Excerpted from Me to We: Turning Self-Help On Its Head by Craig Kielburger and Marc Kielburger. Copyright 2004 by Craig Kielburger and Marc Kielburger. Excerpted, with permission by John Wiley & Sons. All rights reserved. No part of this excerpt may be reproduced or reprinted without permission in writing from the publisher.
In our travels, we have met some exceptional people who have made us rethink the values and trends of our North American lifestyle. One young man prompted us to reexamine our sense of community as reflected through television and American pop culture. We met him while traveling through the Andes Mountains in Ecuador on a visit to one of the primary schools that Free the Children had helped to construct. That night, sitting around the fire, we asked him what had brought him to this remote part of the world. He answered that he had been searching for a place where there was no TV.

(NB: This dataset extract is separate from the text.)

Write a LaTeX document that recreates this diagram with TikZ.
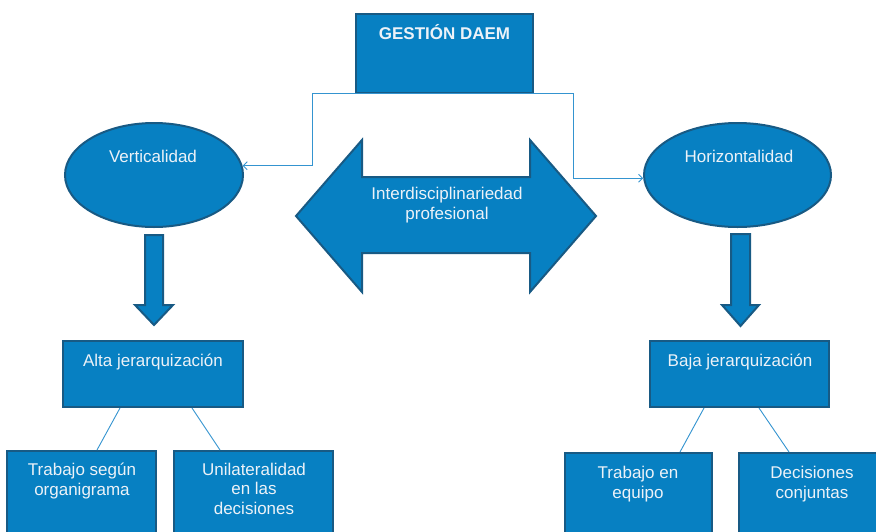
\documentclass[tikz,border=0pt]{standalone}
\usepackage{fontspec}
\setmainfont{Liberation Sans}
\usetikzlibrary{arrows.meta,shapes.geometric}
\definecolor{daemblue}{RGB}{7,128,194}
\definecolor{daemdark}{RGB}{24,90,132}
\definecolor{daemline}{RGB}{52,148,208}
\definecolor{daemtext}{RGB}{236,242,248}
\tikzset{
  box/.style={draw=daemdark,fill=daemblue,line width=2pt,inner sep=0pt},
  oval/.style={ellipse,draw=daemdark,fill=daemblue,line width=2pt,inner sep=0pt},
  blockarrow/.style={draw=daemdark,fill=daemblue,line width=2pt,line join=miter},
  lbl/.style={text=daemtext,font=\fontsize{17}{19.5}\selectfont,align=center,inner sep=0pt,anchor=base},
  link/.style={draw=daemline,line width=0.9pt}
}
\begin{document}
\begin{tikzpicture}[x=1pt,y=-1pt]
\useasboundingbox (0,0) rectangle (876,531);
\clip (0,0) rectangle (876,531);
\node[box,minimum width=177pt,minimum height=79pt] (gestion) at (444.5,53.5) {};
\node[lbl,font=\fontsize{17}{20}\selectfont\bfseries] (gestion-t) at (444.5,39) {GESTIÓN DAEM};
\node[oval,minimum width=178pt,minimum height=104pt] (vert) at (154,175) {};
\node[lbl] (vert-t) at (153,162) {Verticalidad};
\node[oval,minimum width=187pt,minimum height=104pt] (horiz) at (737.5,175) {};
\node[lbl] (horiz-t) at (739,162) {Horizontalidad};
\coordinate (gl) at (312,93);
\coordinate (gr) at (573,93);
\draw[link] (gl) -- (gr);
\draw[link,-{Straight Barb[length=4pt,width=8pt]}] (gl) |- (vert.6);
\draw[link,-{Straight Barb[length=4pt,width=8pt]}] (gr) |- (horiz.182);
\draw[blockarrow] (296,216) -- (362,140) -- (362,177) -- (530,177) -- (530,140) -- (596,216)
  -- (530,292) -- (530,253) -- (362,253) -- (362,292) -- cycle;
\node[lbl] (inter-t) at (447,219) {Interdisciplinariedad\\profesional};
\draw[blockarrow] (145,235) -- (163,235) -- (163,305) -- (173,305) -- (154,325) -- (135,305) -- (145,305) -- cycle;
\draw[blockarrow] (731,234) -- (750,234) -- (750,305) -- (759,305) -- (740.5,326) -- (722,305) -- (731,305) -- cycle;
\node[box,minimum width=180pt,minimum height=66pt] (alta) at (153,374) {};
\node[lbl] (alta-t) at (153,366) {Alta jerarquización};
\node[box,minimum width=179pt,minimum height=66pt] (baja) at (739.5,374) {};
\node[lbl] (baja-t) at (740,366) {Baja jerarquización};
\node[box,minimum width=149pt,minimum height=109pt] (organig) at (81.5,505.5) {};
\node[lbl] (organig-t) at (82,495) {Trabajo según\\organigrama};
\node[box,minimum width=159pt,minimum height=109pt] (unilat) at (253.5,505.5) {};
\node[lbl] (unilat-t) at (254,514) {Unilateralidad\\en las\\decisiones};
\node[box,minimum width=147pt,minimum height=107pt] (equipo) at (638.5,506.5) {};
\node[lbl] (equipo-t) at (638,498) {Trabajo en\\equipo};
\node[box,minimum width=161pt,minimum height=107pt] (conjun) at (819.5,506.5) {};
\node[lbl] (conjun-t) at (812,498) {Decisiones\\conjuntas};
\draw[link] (alta.south -| 120,0) -- (organig.north -| 97,0);
\draw[link] (alta.south -| 192,0) -- (unilat.north -| 220,0);
\draw[link] (baja.south -| 704,0) -- (equipo.north -| 680,0);
\draw[link] (baja.south -| 759,0) -- (conjun.north -| 789,0);
\end{tikzpicture}
\end{document}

He told us that he had been a participant on the first ever show of the phenomenally successful Survivor television series. In this program, a group of strangers are stranded in an exotic but isolated location. The group is divided into two tribes that compete against each other every week in staged contests. The losing tribe must vote off a member, until, in the final episode, only two contenders remain to vie for a $1 million prize. As you can imagine, the competition tends to bring out the worst in the participants. Petty complaints are aired on camera behind the backs of other tribe members. Bold-faced lies are shamelessly told; pacts are made and broken; alliances are betrayed and teammates are stabbed in the back.
The show was a phenomenal success. Viewers got hooked because it was 'reality' television, and they identified with the ruthless competition they witnessed.
The former cast member we met went on to explain that at the end of the show, he returned to the United States to unexpected fame and fortune. A modeling agency quickly signed him on and he received offers to appear in well paying commercials. He dated one of the other Survivor participants and came to be known as "the guy from Survivor" everywhere he went.
Gradually, though, he felt trapped in Survivor -- not the role itself, but in the constant rivalry it stood for. All around him, he saw relationships treated like commodities and it felt as though he was always in a competition with people to get ahead. In the end he chose to vote himself off the island... of North America. He bought a one-way ticket to South America and spent the better part of a year traveling from one small, impoverished village to another, with everything he owned in a backpack. He was amazed at the generosity of the 'poor' people he met, he told us, and in these villages, he found a richness of life that he had been missing. He ended up working with a local charitable group in a caring community to which he could belong, where people didn't plot to edge him out, but valued and respected what he brought to their lives. It was everything he lacked in his old life in North America.